**Given instruction:**
Do not include the pictures; repeat the rest of the data exactly.

**Source data:**
--- start ---

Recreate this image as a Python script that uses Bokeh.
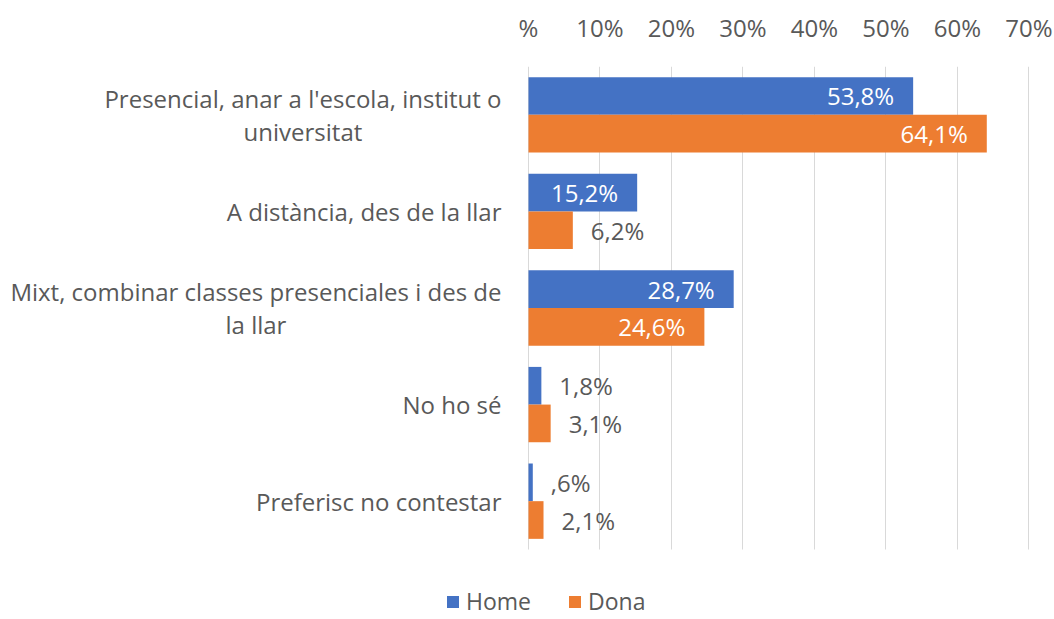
from bokeh.plotting import figure
from bokeh.models import (ColumnDataSource, Range1d, FixedTicker,
                          Legend, LegendItem)
from bokeh.transform import dodge
from bokeh.core.properties import value
from bokeh.embed import file_html
from bokeh.resources import INLINE

# ---- data ----
categories = [
    "Presencial, anar a l'escola, institut o\nuniversitat",
    "A distància, des de la llar",
    "Mixt, combinar classes presenciales i des de\nla llar",
    "No ho sé",
    "Preferisc no contestar",
]
series = ["Home", "Dona"]
home = [53.8, 15.2, 28.7, 1.8, 0.6]
dona = [64.1, 6.2, 24.6, 3.1, 2.1]
home_labels = ["53,8%", "15,2%", "28,7%", "1,8%", ",6%"]
dona_labels = ["64,1%", "6,2%", "24,6%", "3,1%", "2,1%"]
tick_values = [0, 10, 20, 30, 40, 50, 60, 70]
tick_labels = ["%", "10%", "20%", "30%", "40%", "50%", "60%", "70%"]

# ---- style ----
FONT = "Open Sans"
TEXT = "#595959"
BLUE = "#4472C4"
ORANGE = "#ED7D31"
GRID = "#D9D9D9"
FS = "24px"
BAR_H = 0.39
OFF = 0.195
INSIDE_MIN = 10

n = len(categories)
ypos = list(range(n))  # category slots, first on top

p = figure(width=1054, height=619, output_backend="svg", toolbar_location=None,
           y_range=Range1d(n - 0.5 + 0.725, -0.5),
           x_range=Range1d(-73.85, 73.57),
           x_axis_location="above", y_axis_location=None,
           min_border_left=0, min_border_right=0, min_border_top=66,
           min_border_bottom=0)
p.outline_line_color = None
p.background_fill_color = "white"
p.border_fill_color = "white"

ax = p.xaxis[0]
ax.ticker = FixedTicker(ticks=tick_values)
ax.major_label_overrides = dict(zip(tick_values, tick_labels))
ax.axis_line_color = None
ax.major_tick_line_color = None
ax.minor_tick_line_color = None
ax.major_label_text_font = FONT
ax.major_label_text_font_size = FS
ax.major_label_text_color = TEXT
ax.major_label_standoff = 17

p.xgrid.grid_line_color = GRID
p.xgrid.grid_line_width = 1
p.xgrid.cross_bounds = (-0.5, n - 0.5)
p.ygrid.grid_line_color = None

src = ColumnDataSource(dict(cat=categories, y=ypos, home=home, dona=dona,
                            home_label=home_labels, dona_label=dona_labels))

r_home = p.hbar(y=dodge("y", -OFF), left=0, right="home",
                height=BAR_H, source=src, fill_color=BLUE, line_color=None)
r_dona = p.hbar(y=dodge("y", OFF), left=0, right="dona",
                height=BAR_H, source=src, fill_color=ORANGE, line_color=None)

def label_sources(vals, labels):
    ins = dict(y=[], v=[], t=[])
    out = dict(y=[], v=[], t=[])
    for yy, v, t in zip(ypos, vals, labels):
        d = ins if v >= INSIDE_MIN else out
        d["y"].append(yy); d["v"].append(v); d["t"].append(t)
    return ColumnDataSource(ins), ColumnDataSource(out)

for vals, labels, off in ((home, home_labels, -OFF), (dona, dona_labels, OFF)):
    s_in, s_out = label_sources(vals, labels)
    p.text(x="v", y=dodge("y", off), text="t", source=s_in,
           text_align="right", text_baseline="middle", x_offset=-19,
           text_color="white", text_font=value(FONT), text_font_size=FS)
    p.text(x="v", y=dodge("y", off), text="t", source=s_out,
           text_align="left", text_baseline="middle", x_offset=18,
           text_color=TEXT, text_font=value(FONT), text_font_size=FS)

# category labels
p.text(x=0, y="y", text="cat", source=src, anchor=value("center_right"),
       text_align="center", text_baseline="middle", x_offset=-27,
       text_line_height=1.0, text_color=TEXT, text_font=value(FONT),
       text_font_size=FS)

legend = Legend(items=[LegendItem(label=series[0], renderers=[r_home]),
                       LegendItem(label=series[1], renderers=[r_dona])],
                orientation="horizontal", location=(445, 2),
                border_line_color=None, background_fill_alpha=0,
                label_text_font=FONT, label_text_font_size="23px",
                label_text_color=TEXT, glyph_width=15, glyph_height=15,
                spacing=36, label_standoff=6, padding=0, margin=0)
p.add_layout(legend, "center")

open("out.html", "w").write(file_html(p, INLINE))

--- end ---

**Task answer:**
Recreate this image as a Python script that uses Bokeh.
from bokeh.plotting import figure
from bokeh.models import (ColumnDataSource, Range1d, FixedTicker,
                          Legend, LegendItem)
from bokeh.transform import dodge
from bokeh.core.properties import value
from bokeh.embed import file_html
from bokeh.resources import INLINE

# ---- data ----
categories = [
    "Presencial, anar a l'escola, institut o\nuniversitat",
    "A distància, des de la llar",
    "Mixt, combinar classes presenciales i des de\nla llar",
    "No ho sé",
    "Preferisc no contestar",
]
series = ["Home", "Dona"]
home = [53.8, 15.2, 28.7, 1.8, 0.6]
dona = [64.1, 6.2, 24.6, 3.1, 2.1]
home_labels = ["53,8%", "15,2%", "28,7%", "1,8%", ",6%"]
dona_labels = ["64,1%", "6,2%", "24,6%", "3,1%", "2,1%"]
tick_values = [0, 10, 20, 30, 40, 50, 60, 70]
tick_labels = ["%", "10%", "20%", "30%", "40%", "50%", "60%", "70%"]

# ---- style ----
FONT = "Open Sans"
TEXT = "#595959"
BLUE = "#4472C4"
ORANGE = "#ED7D31"
GRID = "#D9D9D9"
FS = "24px"
BAR_H = 0.39
OFF = 0.195
INSIDE_MIN = 10

n = len(categories)
ypos = list(range(n))  # category slots, first on top

p = figure(width=1054, height=619, output_backend="svg", toolbar_location=None,
           y_range=Range1d(n - 0.5 + 0.725, -0.5),
           x_range=Range1d(-73.85, 73.57),
           x_axis_location="above", y_axis_location=None,
           min_border_left=0, min_border_right=0, min_border_top=66,
           min_border_bottom=0)
p.outline_line_color = None
p.background_fill_color = "white"
p.border_fill_color = "white"

ax = p.xaxis[0]
ax.ticker = FixedTicker(ticks=tick_values)
ax.major_label_overrides = dict(zip(tick_values, tick_labels))
ax.axis_line_color = None
ax.major_tick_line_color = None
ax.minor_tick_line_color = None
ax.major_label_text_font = FONT
ax.major_label_text_font_size = FS
ax.major_label_text_color = TEXT
ax.major_label_standoff = 17

p.xgrid.grid_line_color = GRID
p.xgrid.grid_line_width = 1
p.xgrid.cross_bounds = (-0.5, n - 0.5)
p.ygrid.grid_line_color = None

src = ColumnDataSource(dict(cat=categories, y=ypos, home=home, dona=dona,
                            home_label=home_labels, dona_label=dona_labels))

r_home = p.hbar(y=dodge("y", -OFF), left=0, right="home",
                height=BAR_H, source=src, fill_color=BLUE, line_color=None)
r_dona = p.hbar(y=dodge("y", OFF), left=0, right="dona",
                height=BAR_H, source=src, fill_color=ORANGE, line_color=None)

def label_sources(vals, labels):
    ins = dict(y=[], v=[], t=[])
    out = dict(y=[], v=[], t=[])
    for yy, v, t in zip(ypos, vals, labels):
        d = ins if v >= INSIDE_MIN else out
        d["y"].append(yy); d["v"].append(v); d["t"].append(t)
    return ColumnDataSource(ins), ColumnDataSource(out)

for vals, labels, off in ((home, home_labels, -OFF), (dona, dona_labels, OFF)):
    s_in, s_out = label_sources(vals, labels)
    p.text(x="v", y=dodge("y", off), text="t", source=s_in,
           text_align="right", text_baseline="middle", x_offset=-19,
           text_color="white", text_font=value(FONT), text_font_size=FS)
    p.text(x="v", y=dodge("y", off), text="t", source=s_out,
           text_align="left", text_baseline="middle", x_offset=18,
           text_color=TEXT, text_font=value(FONT), text_font_size=FS)

# category labels
p.text(x=0, y="y", text="cat", source=src, anchor=value("center_right"),
       text_align="center", text_baseline="middle", x_offset=-27,
       text_line_height=1.0, text_color=TEXT, text_font=value(FONT),
       text_font_size=FS)

legend = Legend(items=[LegendItem(label=series[0], renderers=[r_home]),
                       LegendItem(label=series[1], renderers=[r_dona])],
                orientation="horizontal", location=(445, 2),
                border_line_color=None, background_fill_alpha=0,
                label_text_font=FONT, label_text_font_size="23px",
                label_text_color=TEXT, glyph_width=15, glyph_height=15,
                spacing=36, label_standoff=6, padding=0, margin=0)
p.add_layout(legend, "center")

open("out.html", "w").write(file_html(p, INLINE))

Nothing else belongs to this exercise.